### Source excerpt
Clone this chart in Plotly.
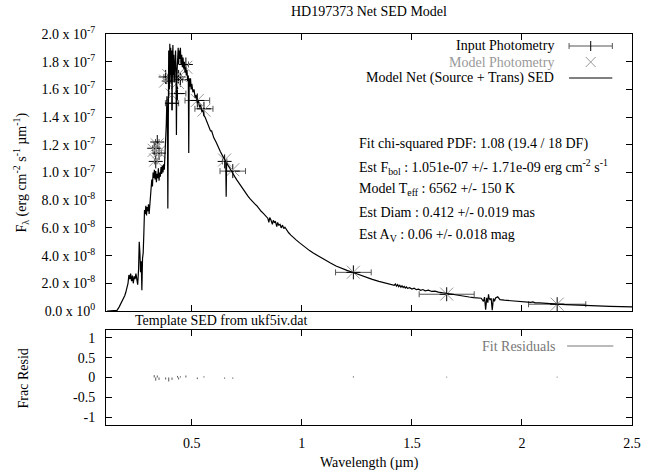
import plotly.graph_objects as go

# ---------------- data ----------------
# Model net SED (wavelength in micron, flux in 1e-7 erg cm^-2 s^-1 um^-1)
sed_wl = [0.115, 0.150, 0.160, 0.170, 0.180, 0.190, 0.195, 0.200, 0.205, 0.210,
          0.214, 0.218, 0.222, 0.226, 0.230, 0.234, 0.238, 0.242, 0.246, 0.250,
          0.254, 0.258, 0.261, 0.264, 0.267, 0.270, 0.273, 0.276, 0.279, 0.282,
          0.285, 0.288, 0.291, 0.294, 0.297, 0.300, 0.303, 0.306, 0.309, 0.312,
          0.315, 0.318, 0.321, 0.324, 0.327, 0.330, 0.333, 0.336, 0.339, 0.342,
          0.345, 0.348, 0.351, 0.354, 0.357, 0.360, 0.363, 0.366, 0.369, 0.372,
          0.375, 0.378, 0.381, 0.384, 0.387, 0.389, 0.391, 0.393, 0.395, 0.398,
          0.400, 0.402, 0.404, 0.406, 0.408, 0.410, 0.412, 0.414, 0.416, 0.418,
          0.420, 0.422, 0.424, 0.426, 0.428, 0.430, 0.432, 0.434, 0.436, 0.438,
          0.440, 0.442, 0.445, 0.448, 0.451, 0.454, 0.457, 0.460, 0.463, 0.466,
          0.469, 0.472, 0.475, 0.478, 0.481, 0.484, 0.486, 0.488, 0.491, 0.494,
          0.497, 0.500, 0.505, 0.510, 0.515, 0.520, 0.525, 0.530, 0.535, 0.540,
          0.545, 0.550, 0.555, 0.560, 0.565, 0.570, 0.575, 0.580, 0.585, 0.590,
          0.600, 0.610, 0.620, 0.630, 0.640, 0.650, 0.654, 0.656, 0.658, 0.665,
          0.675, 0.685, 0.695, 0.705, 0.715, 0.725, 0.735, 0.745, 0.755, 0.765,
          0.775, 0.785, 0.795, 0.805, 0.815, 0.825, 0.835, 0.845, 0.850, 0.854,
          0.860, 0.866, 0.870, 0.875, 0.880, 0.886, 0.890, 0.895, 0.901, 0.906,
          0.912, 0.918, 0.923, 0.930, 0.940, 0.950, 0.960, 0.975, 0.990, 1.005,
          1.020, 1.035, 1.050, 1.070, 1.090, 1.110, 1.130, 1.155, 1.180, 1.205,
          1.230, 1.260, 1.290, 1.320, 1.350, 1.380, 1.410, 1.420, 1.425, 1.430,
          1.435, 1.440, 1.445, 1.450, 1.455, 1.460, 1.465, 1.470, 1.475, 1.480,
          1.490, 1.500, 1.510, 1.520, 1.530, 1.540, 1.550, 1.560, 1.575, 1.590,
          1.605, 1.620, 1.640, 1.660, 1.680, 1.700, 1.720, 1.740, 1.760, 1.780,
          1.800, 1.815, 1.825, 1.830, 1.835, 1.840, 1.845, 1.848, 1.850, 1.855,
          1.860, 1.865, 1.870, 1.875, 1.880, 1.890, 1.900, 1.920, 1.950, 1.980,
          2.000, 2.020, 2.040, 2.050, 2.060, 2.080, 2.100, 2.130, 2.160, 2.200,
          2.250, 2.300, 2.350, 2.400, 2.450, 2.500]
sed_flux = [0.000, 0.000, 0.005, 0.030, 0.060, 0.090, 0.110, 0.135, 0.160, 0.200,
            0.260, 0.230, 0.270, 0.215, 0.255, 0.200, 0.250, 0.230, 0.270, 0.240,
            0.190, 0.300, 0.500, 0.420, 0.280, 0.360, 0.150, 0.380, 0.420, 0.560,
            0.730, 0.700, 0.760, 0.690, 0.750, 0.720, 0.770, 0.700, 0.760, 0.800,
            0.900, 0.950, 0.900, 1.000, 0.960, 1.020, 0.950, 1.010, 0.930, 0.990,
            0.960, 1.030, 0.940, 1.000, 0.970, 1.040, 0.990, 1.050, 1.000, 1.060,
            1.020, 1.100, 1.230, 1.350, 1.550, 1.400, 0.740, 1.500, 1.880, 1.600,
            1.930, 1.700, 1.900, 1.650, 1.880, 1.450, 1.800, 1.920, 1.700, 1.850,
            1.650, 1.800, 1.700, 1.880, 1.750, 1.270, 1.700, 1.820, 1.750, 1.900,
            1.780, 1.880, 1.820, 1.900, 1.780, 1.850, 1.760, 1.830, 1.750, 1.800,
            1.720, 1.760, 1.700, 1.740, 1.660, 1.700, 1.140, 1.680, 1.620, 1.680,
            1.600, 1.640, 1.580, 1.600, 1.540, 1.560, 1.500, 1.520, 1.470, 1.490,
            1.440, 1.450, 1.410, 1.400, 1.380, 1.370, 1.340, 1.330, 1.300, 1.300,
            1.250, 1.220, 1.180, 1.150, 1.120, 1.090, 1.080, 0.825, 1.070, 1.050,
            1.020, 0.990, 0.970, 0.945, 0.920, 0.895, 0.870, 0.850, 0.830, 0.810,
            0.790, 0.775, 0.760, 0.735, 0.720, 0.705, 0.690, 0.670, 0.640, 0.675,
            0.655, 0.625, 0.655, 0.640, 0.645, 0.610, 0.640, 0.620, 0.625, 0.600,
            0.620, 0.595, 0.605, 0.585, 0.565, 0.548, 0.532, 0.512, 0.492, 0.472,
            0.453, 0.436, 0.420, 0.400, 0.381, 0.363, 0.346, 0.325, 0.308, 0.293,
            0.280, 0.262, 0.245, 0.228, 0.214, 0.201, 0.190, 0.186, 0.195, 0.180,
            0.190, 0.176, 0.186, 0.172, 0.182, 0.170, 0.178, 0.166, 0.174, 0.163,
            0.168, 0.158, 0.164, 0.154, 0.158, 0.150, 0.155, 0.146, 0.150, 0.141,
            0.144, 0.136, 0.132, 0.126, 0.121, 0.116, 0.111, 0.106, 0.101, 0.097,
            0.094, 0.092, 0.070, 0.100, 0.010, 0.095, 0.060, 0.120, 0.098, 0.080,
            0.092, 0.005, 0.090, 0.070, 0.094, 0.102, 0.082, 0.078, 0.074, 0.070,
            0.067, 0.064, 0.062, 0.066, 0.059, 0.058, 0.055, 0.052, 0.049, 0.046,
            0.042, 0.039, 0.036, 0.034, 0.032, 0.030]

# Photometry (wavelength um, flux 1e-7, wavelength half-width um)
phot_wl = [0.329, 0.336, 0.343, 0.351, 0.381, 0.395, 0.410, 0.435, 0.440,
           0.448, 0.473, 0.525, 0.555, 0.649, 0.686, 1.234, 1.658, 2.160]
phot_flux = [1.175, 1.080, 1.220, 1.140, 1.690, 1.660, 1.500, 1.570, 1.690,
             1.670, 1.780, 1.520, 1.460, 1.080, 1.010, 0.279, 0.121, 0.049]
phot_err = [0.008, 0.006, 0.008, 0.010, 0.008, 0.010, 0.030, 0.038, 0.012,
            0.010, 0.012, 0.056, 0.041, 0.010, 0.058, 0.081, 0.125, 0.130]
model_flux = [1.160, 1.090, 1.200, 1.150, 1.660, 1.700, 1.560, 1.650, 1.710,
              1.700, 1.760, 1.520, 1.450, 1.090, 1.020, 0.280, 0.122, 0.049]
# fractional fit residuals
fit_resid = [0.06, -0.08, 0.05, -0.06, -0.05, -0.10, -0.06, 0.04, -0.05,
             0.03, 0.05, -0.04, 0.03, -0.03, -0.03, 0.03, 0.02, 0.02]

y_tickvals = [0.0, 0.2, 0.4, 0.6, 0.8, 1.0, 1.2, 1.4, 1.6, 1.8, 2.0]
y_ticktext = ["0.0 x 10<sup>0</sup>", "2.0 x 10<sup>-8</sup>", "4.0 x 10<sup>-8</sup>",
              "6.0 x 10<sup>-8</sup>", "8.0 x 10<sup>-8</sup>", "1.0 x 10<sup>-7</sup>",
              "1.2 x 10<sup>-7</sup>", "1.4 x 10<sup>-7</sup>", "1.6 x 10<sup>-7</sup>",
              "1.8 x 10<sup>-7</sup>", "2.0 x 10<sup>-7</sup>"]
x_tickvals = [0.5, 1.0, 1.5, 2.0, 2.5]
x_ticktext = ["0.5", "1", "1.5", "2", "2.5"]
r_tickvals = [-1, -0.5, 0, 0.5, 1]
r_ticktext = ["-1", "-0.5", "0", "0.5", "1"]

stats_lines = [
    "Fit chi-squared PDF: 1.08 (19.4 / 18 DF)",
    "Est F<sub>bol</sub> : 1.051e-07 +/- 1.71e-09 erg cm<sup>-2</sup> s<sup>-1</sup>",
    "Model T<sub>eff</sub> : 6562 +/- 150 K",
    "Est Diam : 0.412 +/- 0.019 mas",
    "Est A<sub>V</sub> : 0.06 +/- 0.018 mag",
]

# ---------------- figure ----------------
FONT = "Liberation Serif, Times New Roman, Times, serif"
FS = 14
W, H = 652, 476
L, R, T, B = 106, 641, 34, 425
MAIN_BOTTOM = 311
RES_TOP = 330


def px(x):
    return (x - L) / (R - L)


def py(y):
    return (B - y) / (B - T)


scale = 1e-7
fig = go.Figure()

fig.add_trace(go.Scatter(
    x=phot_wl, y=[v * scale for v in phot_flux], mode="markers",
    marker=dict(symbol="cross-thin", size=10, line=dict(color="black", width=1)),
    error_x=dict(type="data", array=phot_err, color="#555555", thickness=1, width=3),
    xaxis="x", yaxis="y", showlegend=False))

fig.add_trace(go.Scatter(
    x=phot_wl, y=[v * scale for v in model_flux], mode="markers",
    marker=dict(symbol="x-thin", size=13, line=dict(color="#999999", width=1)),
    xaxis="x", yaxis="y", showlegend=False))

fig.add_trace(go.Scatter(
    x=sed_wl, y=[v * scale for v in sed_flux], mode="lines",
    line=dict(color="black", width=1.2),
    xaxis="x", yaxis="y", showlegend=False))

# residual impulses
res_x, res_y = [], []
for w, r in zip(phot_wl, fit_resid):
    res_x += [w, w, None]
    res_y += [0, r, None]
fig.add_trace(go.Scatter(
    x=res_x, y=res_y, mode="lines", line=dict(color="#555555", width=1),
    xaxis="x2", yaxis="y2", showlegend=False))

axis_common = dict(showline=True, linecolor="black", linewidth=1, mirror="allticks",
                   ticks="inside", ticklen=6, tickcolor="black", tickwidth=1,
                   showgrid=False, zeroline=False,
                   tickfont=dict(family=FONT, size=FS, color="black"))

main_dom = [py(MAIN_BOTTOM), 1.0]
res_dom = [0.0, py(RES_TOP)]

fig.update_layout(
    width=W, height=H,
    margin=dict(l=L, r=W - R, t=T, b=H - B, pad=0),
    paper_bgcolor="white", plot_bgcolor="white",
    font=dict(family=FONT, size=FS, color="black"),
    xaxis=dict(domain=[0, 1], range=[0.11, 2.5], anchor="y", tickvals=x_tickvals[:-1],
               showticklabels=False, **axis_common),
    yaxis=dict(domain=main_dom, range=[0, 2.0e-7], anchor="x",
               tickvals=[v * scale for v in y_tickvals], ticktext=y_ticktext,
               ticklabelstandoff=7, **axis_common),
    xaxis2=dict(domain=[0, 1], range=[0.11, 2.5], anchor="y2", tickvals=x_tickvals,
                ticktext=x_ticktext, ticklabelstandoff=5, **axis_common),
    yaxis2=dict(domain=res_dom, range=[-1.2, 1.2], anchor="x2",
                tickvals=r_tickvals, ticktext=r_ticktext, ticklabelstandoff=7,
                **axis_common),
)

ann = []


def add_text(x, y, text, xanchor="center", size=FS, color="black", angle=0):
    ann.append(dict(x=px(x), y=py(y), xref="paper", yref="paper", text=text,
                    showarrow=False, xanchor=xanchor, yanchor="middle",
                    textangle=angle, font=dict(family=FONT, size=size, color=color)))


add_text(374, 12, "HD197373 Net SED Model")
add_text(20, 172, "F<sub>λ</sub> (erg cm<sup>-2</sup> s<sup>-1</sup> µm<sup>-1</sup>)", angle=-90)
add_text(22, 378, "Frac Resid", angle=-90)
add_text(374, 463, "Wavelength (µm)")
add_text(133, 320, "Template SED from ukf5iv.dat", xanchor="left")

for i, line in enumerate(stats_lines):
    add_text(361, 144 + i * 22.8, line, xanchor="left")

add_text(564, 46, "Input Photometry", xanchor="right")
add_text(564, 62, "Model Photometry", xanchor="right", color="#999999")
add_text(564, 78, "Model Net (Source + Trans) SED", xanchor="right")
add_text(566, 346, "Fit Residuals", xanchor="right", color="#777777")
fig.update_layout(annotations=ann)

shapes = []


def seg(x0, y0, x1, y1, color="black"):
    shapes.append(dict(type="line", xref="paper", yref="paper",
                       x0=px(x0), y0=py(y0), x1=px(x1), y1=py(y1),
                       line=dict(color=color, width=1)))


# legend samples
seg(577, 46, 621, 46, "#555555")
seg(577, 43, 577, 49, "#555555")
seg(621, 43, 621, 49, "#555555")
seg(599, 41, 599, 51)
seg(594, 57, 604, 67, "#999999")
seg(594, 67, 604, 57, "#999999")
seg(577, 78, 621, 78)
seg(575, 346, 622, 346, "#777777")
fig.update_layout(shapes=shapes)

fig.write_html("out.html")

### Goal
Return nothing but the lines running from the start of the data to the line with "import plotly.graph_objects as go", please, both ends included and no pictures.

### The result
Clone this chart in Plotly.
import plotly.graph_objects as go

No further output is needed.